* What the exercise asks
Set down the data below from its first line to the line holding "from matplotlib.ticker import", inclusive; omit all pictures.

* Given data
────────
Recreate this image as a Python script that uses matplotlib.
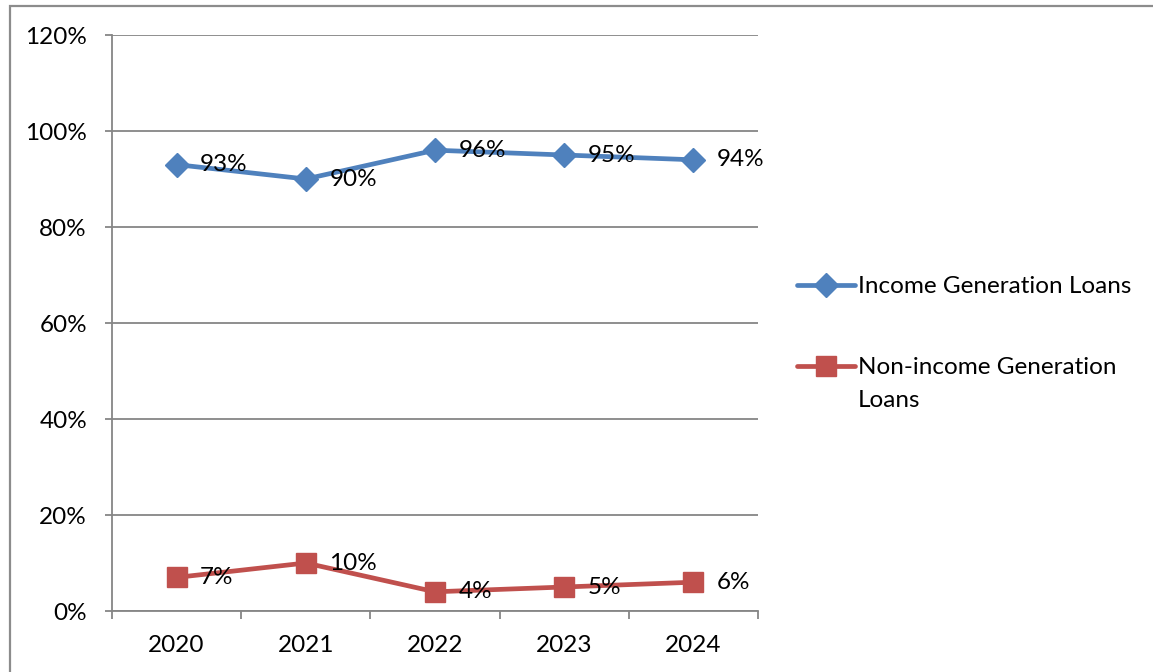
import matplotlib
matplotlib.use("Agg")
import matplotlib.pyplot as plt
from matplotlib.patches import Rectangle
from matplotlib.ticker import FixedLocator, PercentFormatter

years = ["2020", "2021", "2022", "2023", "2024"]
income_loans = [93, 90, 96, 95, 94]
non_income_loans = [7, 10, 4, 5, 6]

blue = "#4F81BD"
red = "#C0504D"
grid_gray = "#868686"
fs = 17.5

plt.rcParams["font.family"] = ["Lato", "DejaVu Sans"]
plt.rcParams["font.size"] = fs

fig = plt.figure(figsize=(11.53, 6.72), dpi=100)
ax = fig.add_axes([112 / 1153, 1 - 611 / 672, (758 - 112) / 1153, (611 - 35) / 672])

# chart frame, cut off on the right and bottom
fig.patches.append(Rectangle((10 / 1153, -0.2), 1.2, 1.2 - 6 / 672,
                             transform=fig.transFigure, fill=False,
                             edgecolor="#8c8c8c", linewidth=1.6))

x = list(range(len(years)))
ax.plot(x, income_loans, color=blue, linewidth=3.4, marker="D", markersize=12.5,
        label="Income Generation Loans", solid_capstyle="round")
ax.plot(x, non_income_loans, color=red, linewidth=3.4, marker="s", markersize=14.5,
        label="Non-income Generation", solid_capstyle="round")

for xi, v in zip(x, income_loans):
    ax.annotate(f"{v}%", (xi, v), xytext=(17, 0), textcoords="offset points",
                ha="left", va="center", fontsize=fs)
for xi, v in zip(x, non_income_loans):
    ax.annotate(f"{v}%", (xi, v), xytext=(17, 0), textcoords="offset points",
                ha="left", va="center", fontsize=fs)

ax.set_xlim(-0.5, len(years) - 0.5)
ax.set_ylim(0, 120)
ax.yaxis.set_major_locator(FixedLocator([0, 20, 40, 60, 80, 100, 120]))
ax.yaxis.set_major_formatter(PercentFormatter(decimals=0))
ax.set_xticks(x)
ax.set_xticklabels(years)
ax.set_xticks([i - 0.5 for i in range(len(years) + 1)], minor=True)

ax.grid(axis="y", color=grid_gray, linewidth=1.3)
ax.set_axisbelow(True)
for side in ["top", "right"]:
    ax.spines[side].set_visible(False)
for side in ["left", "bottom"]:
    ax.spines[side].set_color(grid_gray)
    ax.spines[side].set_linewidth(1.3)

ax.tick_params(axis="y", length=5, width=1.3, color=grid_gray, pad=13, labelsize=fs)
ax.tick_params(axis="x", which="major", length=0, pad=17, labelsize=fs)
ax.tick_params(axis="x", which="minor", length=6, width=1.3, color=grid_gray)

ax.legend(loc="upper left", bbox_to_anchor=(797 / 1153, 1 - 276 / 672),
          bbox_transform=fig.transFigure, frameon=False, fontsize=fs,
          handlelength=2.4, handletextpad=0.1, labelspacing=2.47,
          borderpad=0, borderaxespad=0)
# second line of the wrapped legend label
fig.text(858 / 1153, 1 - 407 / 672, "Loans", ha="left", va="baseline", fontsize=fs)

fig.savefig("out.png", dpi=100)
────────
* Exercise result
Recreate this image as a Python script that uses matplotlib.
import matplotlib
matplotlib.use("Agg")
import matplotlib.pyplot as plt
from matplotlib.patches import Rectangle
from matplotlib.ticker import FixedLocator, PercentFormatter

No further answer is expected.